Approximation for a series involving the derivative of a Jacobi theta function

Question

I’ve considered the diffusion equation $$\frac{\partial f(x,t)}{\partial t}=\frac12 \frac{\partial^2 f(x,t)}{\partial x^2}$$ with the conditions $f(x,0)=\delta(x)$ and $f(-1,t)=f(1,t)=0\ \forall t>0$ and I’ve found the solution $$f(x,t)=\sum_{n=0}^\infty \cos\left[ \left( n+\frac12 \right)\pi x \right] e^{-\frac12 (n+1/2)^2\pi^2 t}$$then I’ve considered the function$$\Lambda(t)=-\frac d{dt}\int_{-1}^1f(x,t)dx=\sum_{n=0}^\infty (-1)^n \left(n+\frac12\right)\pi\ e^{-(n+1/2)^2\pi^2 t/2}=\\=\frac\pi2\left(e^{-\frac{\pi^2} 8t}-3\,e^{-\frac{9\pi^2} 8t}+5\,e^{-\frac{25\pi^2} 8t}-\ldots\right)=\frac \pi 4 \vartheta_1'(0,e^{-\pi^2 t/2})$$where $\vartheta_1'(u,q)=\dfrac{\partial}{\partial u}\vartheta_1(u,q)$ and $$\vartheta_1(u,q)=2\,q^{1/4}\sum_{n=0}^\infty (-1)^n q^{n(n+1)}\sin\left[\left(2n+1\right)u \right]$$is a Jacobi theta function.
It turns out that $$\lim_{t\to0^+}\frac{\Lambda(t)}{g(t)}=1$$ where $g(t)=\sqrt{\dfrac2{\pi t^3}}e^{-\frac1{2t}}$ (so Mathematica says and the approximation is very good as the values of $\Lambda$ and $g$ differ for less than $1\%$ for $0<t<0.7$), but I don’t know how to prove it.
Thanks in advance for your help.

Answer 1

Write your $\Lambda$ as $$\Lambda(t)=\frac{1}{2}\sum_{-\infty}^\infty f(n),$$ where $$f(x)=\pi(x+1/2)\sin\pi(x+1/2)\exp\left(-\pi^2(x+1/2)^2t/2\right)=y\sin y\,e^{-ty^2/2},$$ where $y=\pi(x+1/2),$ and $t>0$. Then use Poisson's summation formula $$\sum_{-\infty}^\infty f(n)=\sum_{-\infty}^\infty \hat{f}(2\pi n),$$ where $$\hat{f}(s)=\int_{-\infty}^\infty f(x)e^{-isx}dx$$ is the Fourier transform.

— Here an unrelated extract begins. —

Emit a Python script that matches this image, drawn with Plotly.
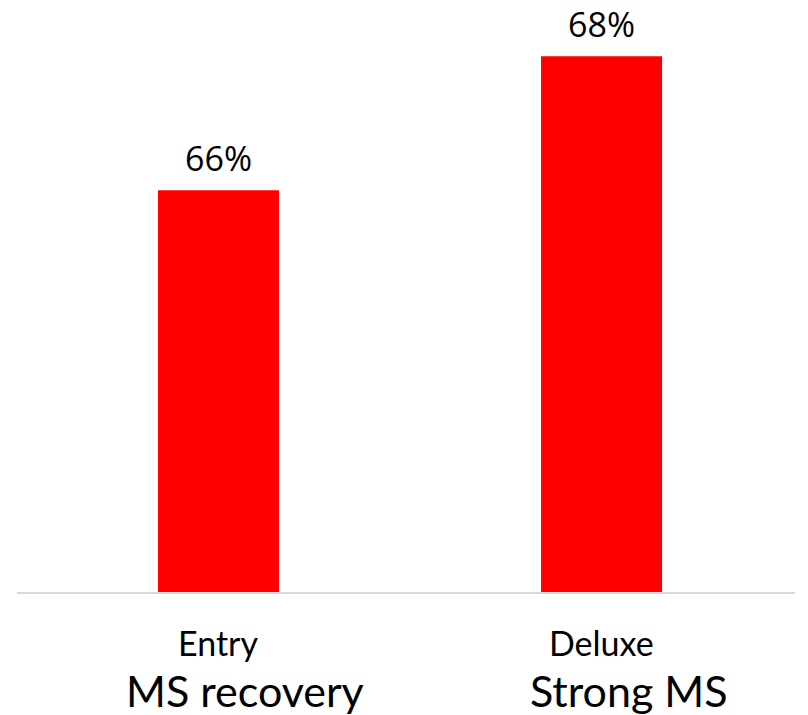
import plotly.graph_objects as go

categories = ["Entry", "Deluxe"]
subtitles = ["MS recovery", "Strong MS"]
values = [66, 68]
value_labels = ["66%", "68%"]

fig = go.Figure()
fig.add_trace(go.Bar(
    x=categories, y=values,
    marker=dict(color="#ff0000", line=dict(width=0)),
    width=0.316,
))
for c, v, t in zip(categories, values, value_labels):
    fig.add_annotation(x=c, y=v, text=t, showarrow=False, yanchor="bottom",
                       yshift=7, font=dict(size=34, color="#000000", family="Open Sans"))
for c, s in zip(categories, subtitles):
    fig.add_annotation(x=c, y=0, yref="paper", text=c, showarrow=False,
                       yanchor="middle", yshift=-50,
                       font=dict(size=34, color="#000000", family="Lato"))
    fig.add_annotation(x=c, y=0, yref="paper", text=s, showarrow=False,
                       yanchor="middle", yshift=-98, xshift=27,
                       font=dict(size=43, color="#000000", family="Lato"))

fig.update_layout(
    width=808, height=715,
    margin=dict(l=9, r=21, t=0, b=131, autoexpand=False),
    plot_bgcolor="white", paper_bgcolor="white",
    showlegend=False,
    font=dict(family="Lato", color="#000000"),
    xaxis=dict(range=[-0.526, 1.505], showticklabels=False, showline=True,
               automargin=False, linecolor="#d9d9d9", linewidth=2, ticks="",
               showgrid=False),
    yaxis=dict(range=[60, 68.72], visible=False, showgrid=False, automargin=False),
)
fig.write_html("out.html")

This Fourier transform can be explicitly computed: $$\hat{f}(s)=\frac{1}{\sqrt{2\pi}}t^{-3/2}e^{is/2}\left((s/\pi+1)e^{-(s/\pi+1)^2/(2t)}-(s/\pi-1)e^{-(s/\pi-1)^2/(2t)}\right).$$ The trick is that in the Fourier transform your parameter $t$ will stand in the denominator of the exponent, so the series $\sum\hat{f}(n)$ will be asymptotic to the sum of $3$ terms (with $n=0,\pm1$), z when $t\to 0$, $$\sum_{-\infty}^\infty\hat{f}(2\pi n)\sim \hat{f}(0)+\hat{f(2\pi)}+\hat{f}(-2\pi)\sim 2\hat{f}(0)=2\sqrt{\frac{2}{\pi t^3}}e^{-1/(2t)},\quad t\to 0+,$$ and since $\Lambda(t)$ is $1/2$ of this sum, we obtain the answer that wrote.

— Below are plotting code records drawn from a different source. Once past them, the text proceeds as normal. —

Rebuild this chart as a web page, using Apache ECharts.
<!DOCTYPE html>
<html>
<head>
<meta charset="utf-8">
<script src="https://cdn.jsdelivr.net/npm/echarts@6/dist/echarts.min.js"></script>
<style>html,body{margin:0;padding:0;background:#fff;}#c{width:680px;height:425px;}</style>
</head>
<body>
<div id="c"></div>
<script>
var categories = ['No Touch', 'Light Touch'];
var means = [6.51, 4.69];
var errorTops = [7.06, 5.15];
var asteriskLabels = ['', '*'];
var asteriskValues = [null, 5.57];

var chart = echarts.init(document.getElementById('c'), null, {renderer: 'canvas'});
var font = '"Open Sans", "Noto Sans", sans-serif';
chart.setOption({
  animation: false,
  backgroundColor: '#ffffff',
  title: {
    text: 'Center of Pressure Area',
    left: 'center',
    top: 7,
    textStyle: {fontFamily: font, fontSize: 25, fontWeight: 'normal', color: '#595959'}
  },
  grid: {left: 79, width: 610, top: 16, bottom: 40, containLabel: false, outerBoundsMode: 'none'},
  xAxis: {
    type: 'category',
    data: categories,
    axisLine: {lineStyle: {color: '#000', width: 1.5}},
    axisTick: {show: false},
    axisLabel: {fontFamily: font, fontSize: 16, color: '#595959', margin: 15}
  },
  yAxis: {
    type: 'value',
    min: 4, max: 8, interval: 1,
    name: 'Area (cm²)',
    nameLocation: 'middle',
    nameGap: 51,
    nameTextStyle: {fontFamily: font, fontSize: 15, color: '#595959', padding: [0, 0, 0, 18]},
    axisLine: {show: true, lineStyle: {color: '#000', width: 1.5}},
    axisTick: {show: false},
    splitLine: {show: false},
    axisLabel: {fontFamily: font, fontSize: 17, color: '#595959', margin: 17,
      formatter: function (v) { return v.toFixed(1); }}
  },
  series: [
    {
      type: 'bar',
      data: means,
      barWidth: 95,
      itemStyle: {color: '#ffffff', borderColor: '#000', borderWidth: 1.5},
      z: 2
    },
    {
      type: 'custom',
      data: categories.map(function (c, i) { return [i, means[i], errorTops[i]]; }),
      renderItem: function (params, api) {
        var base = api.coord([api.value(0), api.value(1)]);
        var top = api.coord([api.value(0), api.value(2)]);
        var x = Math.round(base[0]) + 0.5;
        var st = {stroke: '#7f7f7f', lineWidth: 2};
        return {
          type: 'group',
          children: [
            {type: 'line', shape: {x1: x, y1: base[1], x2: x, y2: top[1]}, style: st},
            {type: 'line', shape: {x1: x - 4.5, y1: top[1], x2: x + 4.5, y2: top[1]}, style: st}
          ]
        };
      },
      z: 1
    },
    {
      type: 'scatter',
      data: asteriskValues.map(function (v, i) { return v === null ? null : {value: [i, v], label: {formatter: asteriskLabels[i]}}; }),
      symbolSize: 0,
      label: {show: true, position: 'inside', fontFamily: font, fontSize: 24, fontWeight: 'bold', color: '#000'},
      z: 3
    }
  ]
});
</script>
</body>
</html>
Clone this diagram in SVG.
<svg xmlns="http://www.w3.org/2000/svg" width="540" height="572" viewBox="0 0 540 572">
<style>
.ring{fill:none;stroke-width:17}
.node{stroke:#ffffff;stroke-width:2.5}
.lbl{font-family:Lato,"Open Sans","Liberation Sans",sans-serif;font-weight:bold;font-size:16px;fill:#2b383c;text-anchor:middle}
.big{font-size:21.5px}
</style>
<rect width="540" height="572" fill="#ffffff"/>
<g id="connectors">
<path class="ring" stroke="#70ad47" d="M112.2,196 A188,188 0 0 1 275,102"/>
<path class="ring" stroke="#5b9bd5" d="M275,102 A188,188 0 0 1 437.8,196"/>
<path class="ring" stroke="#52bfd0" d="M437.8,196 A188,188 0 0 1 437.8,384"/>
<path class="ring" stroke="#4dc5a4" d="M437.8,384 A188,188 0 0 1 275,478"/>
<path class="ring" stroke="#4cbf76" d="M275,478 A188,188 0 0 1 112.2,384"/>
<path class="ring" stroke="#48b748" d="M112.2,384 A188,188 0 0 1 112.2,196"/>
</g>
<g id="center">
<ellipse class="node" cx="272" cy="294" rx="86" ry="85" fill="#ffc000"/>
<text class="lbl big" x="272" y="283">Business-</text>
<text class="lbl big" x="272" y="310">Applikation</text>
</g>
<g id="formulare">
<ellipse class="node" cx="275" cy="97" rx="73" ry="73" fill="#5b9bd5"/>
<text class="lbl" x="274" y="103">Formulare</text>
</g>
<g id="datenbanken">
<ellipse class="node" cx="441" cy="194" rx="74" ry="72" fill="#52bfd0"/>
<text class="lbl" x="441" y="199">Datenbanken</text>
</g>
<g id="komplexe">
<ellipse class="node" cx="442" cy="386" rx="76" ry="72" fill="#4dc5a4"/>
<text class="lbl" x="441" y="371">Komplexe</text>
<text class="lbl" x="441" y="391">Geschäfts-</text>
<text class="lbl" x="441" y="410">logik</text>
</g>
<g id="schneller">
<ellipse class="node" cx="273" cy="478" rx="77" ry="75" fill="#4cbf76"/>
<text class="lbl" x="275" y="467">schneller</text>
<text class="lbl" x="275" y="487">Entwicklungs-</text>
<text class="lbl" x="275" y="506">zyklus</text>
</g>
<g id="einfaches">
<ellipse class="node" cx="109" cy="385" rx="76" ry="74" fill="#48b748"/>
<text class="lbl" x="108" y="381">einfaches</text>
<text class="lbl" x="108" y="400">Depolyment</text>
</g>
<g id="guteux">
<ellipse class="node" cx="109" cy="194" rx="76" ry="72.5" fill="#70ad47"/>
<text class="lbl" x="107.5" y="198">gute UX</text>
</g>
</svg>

(In the computation of Fourier transform, I started with the $e^{-y^2/(2t)}$, and then used the transformation rules of Fourier transform: multiplied my function on $y$, then on $\sin y$, and then scaled by $\pi$ and added $1/2$ to the argument).

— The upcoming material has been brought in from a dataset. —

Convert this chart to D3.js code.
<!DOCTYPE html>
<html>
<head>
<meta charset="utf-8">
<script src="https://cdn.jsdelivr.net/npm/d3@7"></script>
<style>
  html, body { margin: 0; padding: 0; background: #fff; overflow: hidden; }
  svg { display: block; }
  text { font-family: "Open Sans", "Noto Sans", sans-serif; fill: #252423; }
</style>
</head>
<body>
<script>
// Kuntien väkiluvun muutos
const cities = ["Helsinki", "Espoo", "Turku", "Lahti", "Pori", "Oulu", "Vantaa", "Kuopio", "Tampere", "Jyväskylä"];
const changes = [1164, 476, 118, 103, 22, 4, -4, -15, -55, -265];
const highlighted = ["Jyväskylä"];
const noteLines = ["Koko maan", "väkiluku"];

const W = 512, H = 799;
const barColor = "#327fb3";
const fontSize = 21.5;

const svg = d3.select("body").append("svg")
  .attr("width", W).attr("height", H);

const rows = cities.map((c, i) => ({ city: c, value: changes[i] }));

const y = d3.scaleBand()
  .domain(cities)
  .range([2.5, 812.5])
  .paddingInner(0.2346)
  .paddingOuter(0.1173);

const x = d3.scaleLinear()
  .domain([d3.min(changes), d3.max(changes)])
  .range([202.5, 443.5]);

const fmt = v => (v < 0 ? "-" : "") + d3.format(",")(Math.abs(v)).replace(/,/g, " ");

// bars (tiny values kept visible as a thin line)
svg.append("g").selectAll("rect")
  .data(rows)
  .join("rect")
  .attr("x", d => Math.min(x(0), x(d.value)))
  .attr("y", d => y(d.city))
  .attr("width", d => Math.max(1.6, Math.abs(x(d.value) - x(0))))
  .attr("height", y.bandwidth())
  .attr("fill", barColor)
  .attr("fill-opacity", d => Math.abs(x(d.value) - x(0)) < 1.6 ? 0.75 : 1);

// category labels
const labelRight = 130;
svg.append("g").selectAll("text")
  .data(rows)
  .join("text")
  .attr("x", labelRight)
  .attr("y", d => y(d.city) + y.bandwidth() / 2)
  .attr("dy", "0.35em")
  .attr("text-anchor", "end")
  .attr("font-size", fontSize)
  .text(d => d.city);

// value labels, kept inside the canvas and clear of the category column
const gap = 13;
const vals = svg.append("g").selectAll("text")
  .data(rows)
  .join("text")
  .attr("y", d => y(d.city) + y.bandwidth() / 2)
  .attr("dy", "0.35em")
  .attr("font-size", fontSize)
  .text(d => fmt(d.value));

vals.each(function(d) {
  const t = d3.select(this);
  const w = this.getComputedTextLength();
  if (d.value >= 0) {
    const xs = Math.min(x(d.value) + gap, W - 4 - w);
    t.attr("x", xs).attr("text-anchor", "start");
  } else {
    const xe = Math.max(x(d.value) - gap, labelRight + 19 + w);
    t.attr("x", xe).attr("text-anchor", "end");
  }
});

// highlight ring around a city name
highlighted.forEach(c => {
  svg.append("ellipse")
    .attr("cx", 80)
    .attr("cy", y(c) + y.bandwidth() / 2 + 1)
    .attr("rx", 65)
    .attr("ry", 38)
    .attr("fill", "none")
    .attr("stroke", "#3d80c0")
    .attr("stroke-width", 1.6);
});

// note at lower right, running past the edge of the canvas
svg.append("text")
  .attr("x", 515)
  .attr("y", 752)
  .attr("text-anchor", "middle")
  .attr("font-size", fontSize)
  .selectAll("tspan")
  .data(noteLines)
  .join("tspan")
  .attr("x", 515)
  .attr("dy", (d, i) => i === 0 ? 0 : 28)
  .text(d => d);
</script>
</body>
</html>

Remark. This approximation is related to the famous computation of the age of Earth by Lord Kelvin. Roughly speaking, the series corresponds to the exact solution for the heat equation inside the spherical Earth, while the asymptotics corresponds to the flat Earth approximation. It is unclear from his papers on the subject, whether Kelvin knew the exact solution and Poisson's formula.